In eastern Kentucky and other former Democratic bastions that have swung Republican in the past several decades, the people who most rely on the safety-net programs secured by Democrats are, by and large, not voting against their own interests by electing Republicans. Rather, they are not voting, period. They have, as voting data, surveys and my own reporting suggest, become profoundly disconnected from the political process.

MacGillis argues that voting, and even getting political news has become so onerous for the poorest Americans now that they simply don't care anymore: who has time to vote when you literally cannot put food on the table for your family?

Meanwhile, many people who in fact most use and need social benefits are simply not voting at all. Voter participation is low among the poorest Americans, and in many parts of the country that have moved red, the rates have fallen off the charts.
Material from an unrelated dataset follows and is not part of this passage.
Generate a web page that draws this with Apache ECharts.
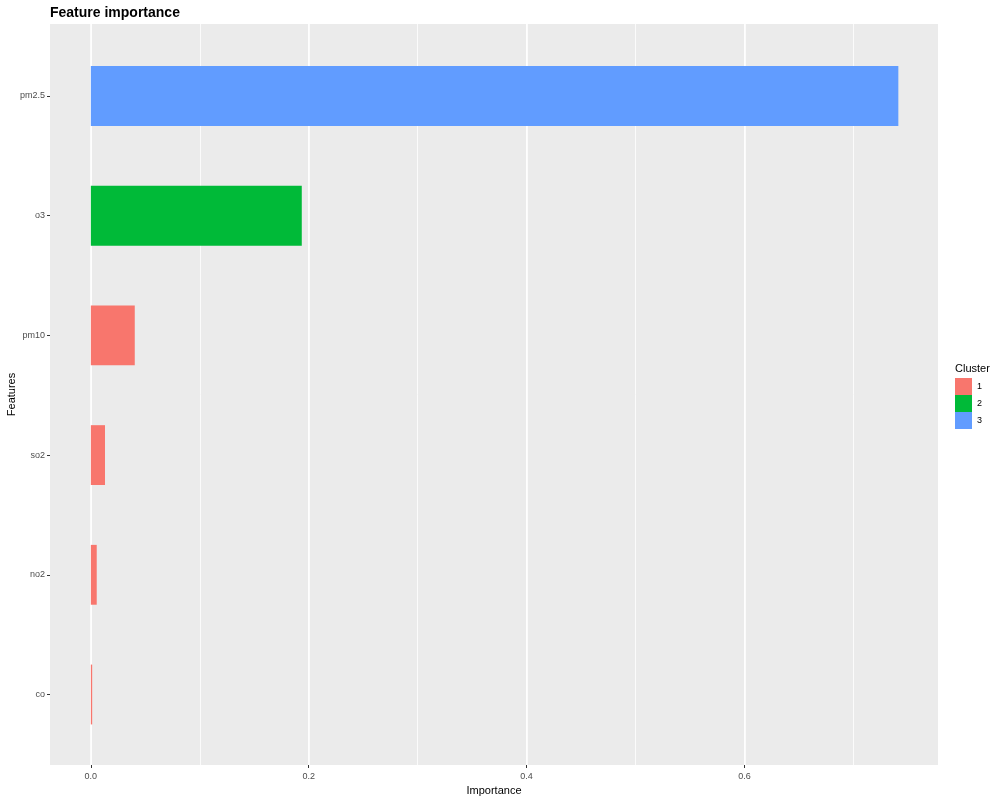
<!DOCTYPE html>
<html>
<head>
<meta charset="utf-8">
<script src="https://cdn.jsdelivr.net/npm/echarts@6/dist/echarts.min.js"></script>
<style>
  html, body { margin: 0; padding: 0; background: #fff; }
  #main { width: 1000px; height: 800px; }
</style>
</head>
<body>
<div id="main"></div>
<script>
// data (top to bottom)
var features = ['pm2.5', 'o3', 'pm10', 'so2', 'no2', 'co'];
var importance = [0.7412, 0.1936, 0.0403, 0.0130, 0.0054, 0.0012];
var cluster = ['3', '2', '1', '1', '1', '1'];
var clusterNames = ['1', '2', '3'];
var clusterColors = ['#F8766D', '#00BA38', '#619CFF'];
var majorTicks = [0, 0.6]; // labelled range
var xRange = [-0.0375, 0.7776]; // panel extent

var FONT = 'Liberation Sans, Arial, sans-serif';
var ZERO_X = 90.8, PX_PER_UNIT = 1089.5;

var chart = echarts.init(document.getElementById('main'), null, { renderer: 'canvas' });

// one series per cluster so the legend matches
var series = clusterNames.map(function (c, k) {
    return {
        name: c,
        type: 'bar',
        stack: 'imp',
        xAxisIndex: 3,
        yAxisIndex: 3,
        barWidth: '50%',
        itemStyle: { color: clusterColors[k] },
        data: importance.map(function (v, i) { return cluster[i] === c ? v : null; }),
        z: 5
    };
});

var hiddenY = { show: false, type: 'value', min: 0, max: 1 };

var option = {
    animation: false,
    textStyle: { fontFamily: FONT },
    title: [
        {
            text: 'Feature importance', left: 50, top: 6, padding: 0,
            textStyle: { fontFamily: FONT, fontWeight: 'bold', fontSize: 14, color: '#000' }
        },
        {
            text: 'Cluster', left: 955, top: 363, padding: 0,
            textStyle: { fontFamily: FONT, fontWeight: 'normal', fontSize: 11, color: '#000' }
        }
    ],
    legend: {
        data: clusterNames,
        orient: 'vertical',
        left: 955, top: 378,
        padding: 0,
        itemWidth: 17, itemHeight: 17, itemGap: 0,
        icon: 'rect',
        textStyle: { fontFamily: FONT, fontSize: 9, color: '#000' }
    },
    grid: [
        // panel background
        { left: 50, right: 62, top: 24, bottom: 35, show: true, backgroundColor: '#EBEBEB', borderWidth: 0, outerBoundsMode: 'none' },
        // major grid + labels
        { left: ZERO_X, width: 0.6 * PX_PER_UNIT, top: 24, bottom: 35, outerBoundsMode: 'none' },
        // minor grid
        { left: ZERO_X, width: 0.7 * PX_PER_UNIT, top: 24, bottom: 35, outerBoundsMode: 'none' },
        // bars
        { left: 50, right: 62, top: 36.15, bottom: 45.65, outerBoundsMode: 'none' }
    ],
    xAxis: [
        {
            gridIndex: 0, type: 'value', min: 0, max: 1,
            axisLine: { show: false }, axisTick: { show: false }, axisLabel: { show: false }, splitLine: { show: false },
            name: 'Importance', nameLocation: 'middle', nameGap: 20,
            nameTextStyle: { fontFamily: FONT, fontSize: 11, color: '#000' }
        },
        {
            gridIndex: 1, type: 'value', min: majorTicks[0], max: majorTicks[1], interval: 0.2,
            axisLine: { show: false },
            axisTick: { show: true, length: 3, lineStyle: { color: '#333', width: 1 } },
            axisLabel: {
                margin: 7, fontSize: 9, color: '#4D4D4D', fontFamily: FONT,
                formatter: function (v) { return v.toFixed(1); }
            },
            splitLine: { show: true, lineStyle: { color: '#FFFFFF', width: 1.6 } },
            z: 2
        },
        {
            gridIndex: 2, type: 'value', min: 0, max: 0.7, interval: 0.1,
            axisLine: { show: false }, axisTick: { show: false }, axisLabel: { show: false },
            splitLine: { show: true, lineStyle: { color: '#FFFFFF', width: 0.8 } },
            z: 1
        },
        {
            gridIndex: 3, type: 'value', min: xRange[0], max: xRange[1], show: false
        }
    ],
    yAxis: [
        {
            gridIndex: 0, type: 'value', min: 0, max: 1,
            axisLine: { show: false }, axisTick: { show: false }, axisLabel: { show: false }, splitLine: { show: false },
            name: 'Features', nameLocation: 'middle', nameGap: 33, nameRotate: 90,
            nameTextStyle: { fontFamily: FONT, fontSize: 11, color: '#000' }
        },
        Object.assign({ gridIndex: 1 }, hiddenY),
        Object.assign({ gridIndex: 2 }, hiddenY),
        {
            gridIndex: 3, type: 'category', inverse: true, data: features,
            axisLine: { show: false, onZero: false },
            axisTick: { show: true, alignWithLabel: true, length: 3, lineStyle: { color: '#333', width: 1 } },
            axisLabel: { margin: 5, fontSize: 9, color: '#4D4D4D', fontFamily: FONT },
            splitLine: { show: false }
        }
    ],
    series: series
};

chart.setOption(option);
</script>
</body>
</html>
West Virginia ranked 50th for turnout in 2012; also in the bottom 10 were other states that have shifted sharply red in recent years, including Kentucky, Arkansas and Tennessee.

The poorest Americans are least likely to vote, and least likely to be organized to vote.  Meanwhile, the second lowest quintile of Americans have become sharply Republican.  The result, in Southern and Midwestern states, has been catastrophic.

Kentucky is just the latest state to fall.